## What you should do
In the lines below, output everything from the first line through the line containing "id_a = [0.78, 1.04, 1.04, 0.087, 0.01]" exactly as it is. Pictures are not part of the output.

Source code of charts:
•••
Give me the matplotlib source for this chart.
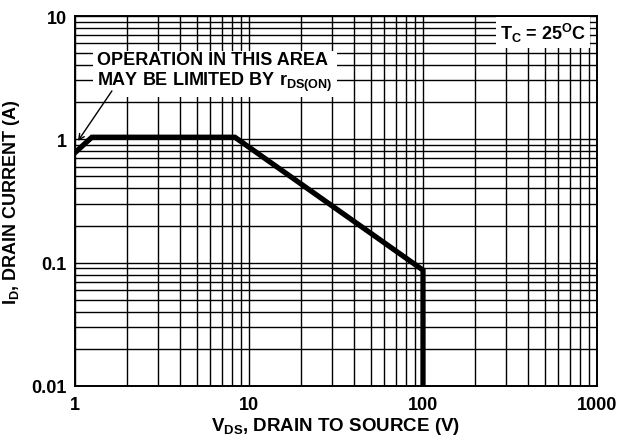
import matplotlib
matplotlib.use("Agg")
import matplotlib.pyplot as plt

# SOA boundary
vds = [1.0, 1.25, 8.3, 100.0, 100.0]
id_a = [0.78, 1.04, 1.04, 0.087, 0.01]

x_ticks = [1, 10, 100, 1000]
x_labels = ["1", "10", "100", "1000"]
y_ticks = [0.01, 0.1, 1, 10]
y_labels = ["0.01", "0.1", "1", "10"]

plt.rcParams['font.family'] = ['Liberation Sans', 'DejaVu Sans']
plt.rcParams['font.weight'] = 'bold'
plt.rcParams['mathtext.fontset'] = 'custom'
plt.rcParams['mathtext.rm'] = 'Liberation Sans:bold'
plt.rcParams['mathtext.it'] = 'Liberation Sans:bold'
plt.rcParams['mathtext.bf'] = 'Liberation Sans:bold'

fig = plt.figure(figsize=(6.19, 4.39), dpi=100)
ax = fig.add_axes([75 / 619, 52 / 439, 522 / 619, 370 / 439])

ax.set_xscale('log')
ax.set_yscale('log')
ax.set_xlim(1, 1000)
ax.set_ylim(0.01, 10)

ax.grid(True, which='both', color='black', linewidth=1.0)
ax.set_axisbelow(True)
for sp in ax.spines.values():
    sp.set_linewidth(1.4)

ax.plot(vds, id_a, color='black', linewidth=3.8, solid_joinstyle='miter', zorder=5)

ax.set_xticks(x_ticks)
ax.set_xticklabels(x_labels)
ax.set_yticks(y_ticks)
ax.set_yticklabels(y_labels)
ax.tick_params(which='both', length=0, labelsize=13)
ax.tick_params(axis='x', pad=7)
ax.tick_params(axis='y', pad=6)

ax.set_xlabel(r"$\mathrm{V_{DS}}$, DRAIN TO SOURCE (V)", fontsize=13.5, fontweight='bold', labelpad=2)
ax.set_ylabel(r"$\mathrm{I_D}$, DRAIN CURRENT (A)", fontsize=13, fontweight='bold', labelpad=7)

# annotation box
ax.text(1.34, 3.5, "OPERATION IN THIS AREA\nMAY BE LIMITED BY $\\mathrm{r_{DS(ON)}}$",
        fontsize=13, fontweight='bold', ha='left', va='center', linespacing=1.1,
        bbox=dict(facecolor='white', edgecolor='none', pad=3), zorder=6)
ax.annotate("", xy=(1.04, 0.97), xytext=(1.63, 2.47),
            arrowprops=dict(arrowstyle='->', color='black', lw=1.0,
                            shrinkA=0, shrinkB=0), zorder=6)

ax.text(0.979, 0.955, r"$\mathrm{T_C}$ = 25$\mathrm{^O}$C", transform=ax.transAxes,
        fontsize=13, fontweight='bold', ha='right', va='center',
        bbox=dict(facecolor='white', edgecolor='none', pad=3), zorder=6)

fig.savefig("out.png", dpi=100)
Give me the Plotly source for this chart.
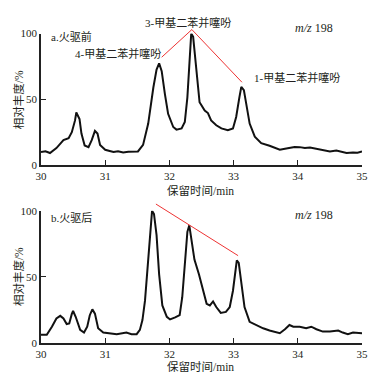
•••
## Solution for this exercise
Give me the matplotlib source for this chart.
import matplotlib
matplotlib.use("Agg")
import matplotlib.pyplot as plt

# SOA boundary
vds = [1.0, 1.25, 8.3, 100.0, 100.0]
id_a = [0.78, 1.04, 1.04, 0.087, 0.01]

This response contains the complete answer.